See also the obsession among Democrats and the liberal media in the United States with seeking to revive the party’s fortunes through acts of supplication in the kind of Ohio road-side diner whose patrons, we are constantly reminded, in many cases voted twice for Obama before opting for Trump — all while there is a substantial chance that Joe Biden’s road to victory in November ends up running through the Sun Belt states of Florida and Arizona, thousands of miles away.

In the spirit of the above, the fact a massive leftist coalition was briefly considered a viable option by Irish activists after the February election means absolutely nothing when it comes to the operation of the current Dáil, or the behaviour of the relevant parties as we approach the next election.
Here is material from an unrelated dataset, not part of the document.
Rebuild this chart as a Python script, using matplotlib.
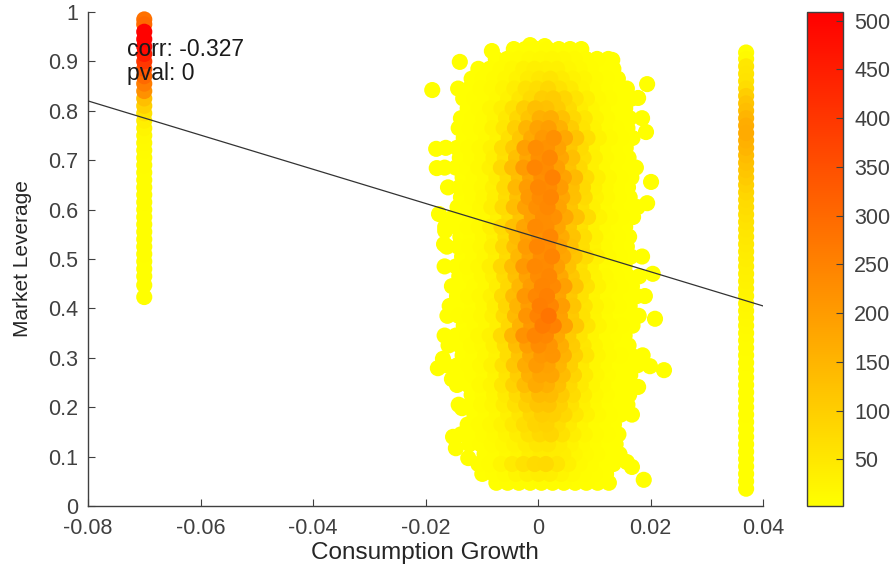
#!/usr/bin/env python3
# -*- coding: utf-8 -*-
"""Density scatter of market leverage against consumption growth"""

import numpy as np
import matplotlib
matplotlib.use('Agg')
import matplotlib.pyplot as plt

plt.rcParams['font.family'] = ['Liberation Sans', 'DejaVu Sans']

# the two isolated years, one column of points each
left_x = -0.07
left_y = [0.423, 0.447, 0.465, 0.48, 0.495, 0.51, 0.525, 0.54, 0.555, 0.57, 0.585, 0.60,
          0.615, 0.63, 0.645, 0.66, 0.675, 0.69, 0.705, 0.72, 0.735, 0.75, 0.765, 0.78,
          0.795, 0.81, 0.825, 0.84, 0.855, 0.87, 0.885, 0.90, 0.915, 0.93, 0.945, 0.96, 0.975, 0.985]
left_c = [3, 3, 3, 3, 3, 4, 4, 4, 4, 5, 5, 5,
          6, 6, 6, 7, 7, 8, 9, 10, 12, 15, 22, 35,
          60, 95, 130, 220, 260, 300, 340, 400, 450, 490, 505, 505, 300, 285]

right_x = 0.037
right_y = [0.035, 0.05, 0.065, 0.08, 0.095, 0.11, 0.125, 0.14, 0.155, 0.17, 0.185, 0.20,
           0.215, 0.23, 0.245, 0.26, 0.275, 0.29, 0.305, 0.32, 0.335, 0.35, 0.365, 0.38,
           0.395, 0.41, 0.425, 0.44, 0.455, 0.47, 0.485, 0.50, 0.515, 0.53, 0.545, 0.56,
           0.575, 0.59, 0.605, 0.62, 0.635, 0.65, 0.665, 0.68, 0.695, 0.71, 0.725, 0.74,
           0.755, 0.77, 0.785, 0.80, 0.815, 0.83, 0.845, 0.86, 0.875, 0.89, 0.905, 0.918]
right_c = [3, 3, 3, 3, 3, 3, 3, 3, 3, 3, 4, 4,
           4, 4, 4, 5, 5, 6, 7, 8, 9, 10, 12, 14,
           16, 18, 20, 24, 28, 30, 32, 36, 40, 44, 48, 52,
           58, 64, 70, 75, 85, 95, 105, 115, 125, 135, 150, 158,
           170, 165, 150, 132, 120, 100, 70, 58, 55, 50, 12, 5]

# main cloud: density by row (top to bottom) and column, 0 = no point
blob_x = np.array([-16, -14, -12, -10, -8, -6, -4, -2, 0, 2, 4, 6, 8, 10, 12, 14, 16, 18]) / 1000
blob_y = [0.925, 0.905, 0.885, 0.865, 0.845, 0.825, 0.805, 0.785, 0.765, 0.745, 0.725, 0.705,
          0.685, 0.665, 0.645, 0.625, 0.605, 0.585, 0.565, 0.545, 0.525, 0.505, 0.485, 0.465,
          0.445, 0.425, 0.405, 0.385, 0.365, 0.345, 0.325, 0.305, 0.285, 0.265, 0.245, 0.225,
          0.205, 0.185, 0.165, 0.145, 0.125, 0.105, 0.085, 0.065, 0.047]
blob_shift = [0.3, 1.1, 0.0, 0.8, 0.4, 1.3, 0.1, 0.9, 0.5, 1.4, 0.2, 0.7, 0.0, 1.2, 0.6, 0.9, 0.3, 1.5, 0.1,
              0.8, 0.4, 1.1, 0.0, 0.6, 1.3, 0.2, 0.9, 0.5, 1.4, 0.0, 0.7, 1.2, 0.3, 1.0, 0.2, 0.8, 0.5, 1.3,
              0.1, 0.9, 0.4, 1.1, 0.0, 0.7, 1.2]
blob_c = np.array([
    [0, 0, 0, 0, 0, 0, 3, 4, 5, 6, 5, 4, 3, 0, 0, 0, 0, 0],
    [0, 0, 0, 0, 3, 6, 8, 12, 14, 16, 14, 10, 6, 4, 3, 0, 0, 0],
    [0, 0, 0, 3, 5, 9, 14, 26, 32, 30, 30, 18, 12, 6, 3, 3, 0, 0],
    [0, 0, 3, 4, 8, 14, 24, 38, 48, 54, 40, 26, 18, 9, 5, 3, 0, 0],
    [0, 3, 3, 6, 11, 21, 36, 60, 68, 80, 60, 44, 22, 10, 5, 3, 3, 0],
    [0, 3, 4, 7, 13, 27, 50, 74, 100, 104, 84, 57, 33, 13, 6, 3, 3, 0],
    [0, 0, 3, 7, 16, 33, 60, 100, 130, 125, 105, 75, 39, 18, 8, 3, 3, 0],
    [0, 3, 5, 9, 19, 45, 80, 118, 160, 165, 125, 80, 51, 21, 8, 3, 3, 0],
    [0, 3, 5, 9, 24, 51, 98, 150, 185, 195, 158, 104, 57, 24, 9, 4, 3, 0],
    [0, 3, 5, 10, 22, 63, 114, 172, 205, 222, 175, 120, 66, 27, 10, 4, 3, 0],
    [3, 3, 6, 12, 27, 69, 107, 192, 228, 218, 188, 114, 75, 26, 10, 5, 3, 0],
    [0, 3, 6, 12, 32, 63, 127, 178, 222, 240, 180, 130, 69, 30, 10, 4, 3, 0],
    [3, 3, 5, 13, 29, 78, 136, 202, 245, 232, 195, 124, 81, 30, 12, 5, 3, 3],
    [0, 3, 6, 13, 34, 72, 130, 188, 226, 252, 186, 140, 72, 33, 13, 5, 3, 0],
    [3, 4, 6, 12, 29, 75, 143, 200, 240, 234, 202, 130, 78, 30, 12, 5, 3, 0],
    [0, 3, 6, 15, 32, 69, 125, 205, 232, 245, 180, 127, 75, 27, 12, 4, 3, 0],
    [0, 3, 5, 12, 35, 75, 133, 190, 225, 238, 188, 120, 66, 30, 10, 5, 3, 3],
    [3, 3, 6, 13, 29, 66, 120, 192, 228, 222, 175, 125, 72, 24, 10, 4, 3, 0],
    [3, 3, 6, 12, 32, 75, 127, 182, 234, 228, 184, 117, 63, 27, 10, 4, 3, 0],
    [0, 3, 5, 13, 27, 69, 140, 190, 218, 240, 170, 122, 69, 28, 9, 4, 3, 0],
    [3, 4, 6, 12, 34, 78, 130, 202, 242, 232, 188, 127, 66, 25, 10, 5, 3, 0],
    [0, 3, 6, 15, 30, 72, 143, 192, 228, 246, 180, 117, 72, 30, 10, 4, 3, 3],
    [3, 3, 6, 12, 32, 81, 133, 205, 238, 234, 195, 125, 63, 27, 9, 4, 3, 0],
    [0, 3, 5, 13, 29, 72, 127, 188, 230, 242, 175, 114, 66, 24, 10, 4, 3, 3],
    [3, 3, 6, 12, 34, 78, 146, 200, 244, 236, 192, 120, 60, 25, 9, 4, 3, 0],
    [0, 3, 6, 13, 27, 75, 136, 208, 240, 255, 185, 112, 63, 22, 9, 4, 3, 3],
    [3, 3, 5, 12, 32, 82, 150, 198, 258, 245, 198, 117, 57, 24, 10, 4, 3, 0],
    [3, 4, 6, 12, 29, 72, 140, 215, 250, 278, 192, 109, 60, 22, 9, 3, 3, 3],
    [0, 3, 6, 13, 30, 81, 156, 208, 265, 252, 187, 114, 54, 21, 9, 4, 3, 0],
    [3, 3, 5, 12, 27, 75, 146, 218, 245, 240, 178, 107, 57, 22, 8, 4, 3, 0],
    [3, 3, 6, 10, 29, 66, 133, 195, 230, 215, 165, 104, 51, 21, 9, 3, 3, 0],
    [0, 3, 5, 12, 24, 69, 120, 178, 208, 212, 156, 96, 54, 18, 8, 4, 3, 3],
    [3, 3, 5, 10, 26, 60, 114, 168, 202, 188, 150, 99, 45, 19, 8, 3, 3, 3],
    [0, 3, 5, 9, 22, 54, 101, 160, 182, 182, 135, 86, 42, 16, 6, 3, 3, 0],
    [0, 3, 3, 10, 21, 51, 91, 134, 170, 160, 130, 78, 45, 18, 8, 3, 3, 0],
    [0, 0, 3, 7, 19, 42, 75, 110, 138, 135, 105, 72, 36, 15, 6, 3, 3, 0],
    [0, 3, 3, 9, 16, 36, 62, 95, 118, 120, 94, 60, 30, 13, 5, 3, 3, 0],
    [0, 0, 3, 6, 14, 30, 52, 82, 100, 96, 80, 50, 27, 10, 5, 3, 3, 0],
    [0, 0, 3, 6, 13, 24, 44, 68, 86, 90, 68, 42, 21, 9, 4, 3, 0, 0],
    [0, 3, 3, 6, 11, 21, 36, 60, 78, 84, 60, 34, 18, 9, 4, 3, 0, 0],
    [0, 0, 3, 4, 8, 15, 24, 38, 50, 52, 38, 24, 12, 6, 3, 3, 0, 0],
    [0, 0, 0, 4, 6, 12, 20, 34, 40, 38, 34, 18, 10, 6, 3, 3, 0, 0],
    [0, 0, 0, 4, 6, 21, 42, 60, 74, 76, 54, 31, 12, 6, 3, 3, 0, 0],
    [0, 0, 0, 3, 4, 9, 21, 30, 36, 34, 22, 13, 7, 4, 3, 0, 0, 0],
    [0, 0, 0, 0, 3, 4, 6, 7, 8, 7, 6, 5, 4, 3, 3, 0, 0, 0],
])

# stray points around the cloud
stray_x = [-0.0188, -0.0181, -0.0180, -0.0176, -0.0165, -0.0167, 0.0194, 0.0178, 0.0185, 0.0192, 0.0201,
           0.0194, 0.0204, 0.0190, 0.0208, 0.0199, 0.0224, 0.0178, 0.0188, 0.0158, 0.0167, -0.0178, -0.0169,
           -0.0153, -0.0135, -0.0151, -0.0146, -0.0124, -0.0082, -0.0139, -0.0014, 0.0012, 0.0132]
stray_y = [0.842, 0.723, 0.684, 0.591, 0.557, 0.530, 0.854, 0.826, 0.785, 0.757, 0.656,
           0.613, 0.470, 0.425, 0.379, 0.283, 0.275, 0.241, 0.053, 0.089, 0.079, 0.279, 0.298,
           0.257, 0.198, 0.140, 0.117, 0.097, 0.921, 0.899, 0.933, 0.931, 0.903]

# fitted line
line_x = [-0.08, 0.04]
line_y = [0.82, 0.405]

cbar_ticks = [50, 100, 150, 200, 250, 300, 350, 400, 450, 500]

W, H = 894, 569
dark = '#404040'

fig = plt.figure(figsize=(W / 100, H / 100), dpi=100)
ax = fig.add_axes([88 / W, 1 - 506 / H, 675 / W, 494 / H])
cax = fig.add_axes([807 / W, 1 - 506 / H, 36 / W, 494 / H])

# collect everything and draw low density first
xs = [left_x] * len(left_y) + [right_x] * len(right_y) + stray_x
ys = list(left_y) + list(right_y) + stray_y
cs = list(left_c) + list(right_c) + [3] * len(stray_x)
for i, row_y in enumerate(blob_y):
    for j, col_x in enumerate(blob_x):
        if blob_c[i, j] > 0:
            xs.append(col_x + (blob_shift[i] - 0.6) / 1000)
            ys.append(row_y)
            cs.append(blob_c[i, j])
order = np.argsort(cs)
xs, ys, cs = np.array(xs)[order], np.array(ys)[order], np.array(cs)[order]

sc = ax.scatter(xs, ys, c=cs, s=135, cmap='autumn_r', vmin=2, vmax=509, linewidths=0, clip_on=False, zorder=2)
ax.plot(line_x, line_y, color='#333333', lw=0.9, zorder=3)

ax.set_xlim(-0.08, 0.04)
ax.set_ylim(0, 1)
ax.set_xticks([-0.08, -0.06, -0.04, -0.02, 0, 0.02, 0.04])
ax.set_xticklabels(['-0.08', '-0.06', '-0.04', '-0.02', '0', '0.02', '0.04'])
ax.set_yticks(np.arange(0, 11) / 10)
ax.set_yticklabels(['0', '0.1', '0.2', '0.3', '0.4', '0.5', '0.6', '0.7', '0.8', '0.9', '1'])
ax.spines['top'].set_visible(False)
ax.spines['right'].set_visible(False)
for side in ['left', 'bottom']:
    ax.spines[side].set_color(dark)
    ax.spines[side].set_linewidth(1.0)
ax.tick_params(direction='in', length=5, width=0.8, color=dark, labelcolor=dark, labelsize=15.5)
ax.tick_params(axis='x', pad=9)
ax.tick_params(axis='y', pad=7)
ax.set_xlabel('Consumption Growth', fontsize=17.5, color='#262626')
ax.xaxis.set_label_coords(0.499, -36 / 494)
ax.set_ylabel('Market Leverage', fontsize=15, color='#262626')
ax.yaxis.set_label_coords(-56 / 675, 0.5)

ax.text(-0.0731, 0.925, 'corr: -0.327', fontsize=16.5, color='#1a1a1a', va='center', zorder=4)
ax.text(-0.0731, 0.875, 'pval: 0', fontsize=16.5, color='#1a1a1a', va='center', zorder=4)

cb = fig.colorbar(sc, cax=cax)
cb.set_ticks(cbar_ticks)
cb.outline.set_edgecolor(dark)
cb.outline.set_linewidth(1.0)
cax.tick_params(direction='in', length=5, width=0.8, color=dark, labelcolor=dark, labelsize=15.5, pad=8)

fig.savefig('out.png', dpi=100)
plt.close(fig)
The Great Shining Leftist Coalition on the Hill, which would banish the haunted evils of Fianna Fáil and Fine Gael forever, seemed briefly possible only as a result of the stalemate between the three largest parties in terms of seats.

There has been a widespread, if implicit, belief on the left since the election that, with a few slight shifts here and there, the next election can produce an outcome amenable to the GSLCotH actually getting going — say, with Sinn Féin on ~50 seats, Solidarity-People Before Profit, the Social Democrats, Labour and the Greens with 30 seats between the four of them, and the votes of half a dozen leftist independents rowing in to secure a majority.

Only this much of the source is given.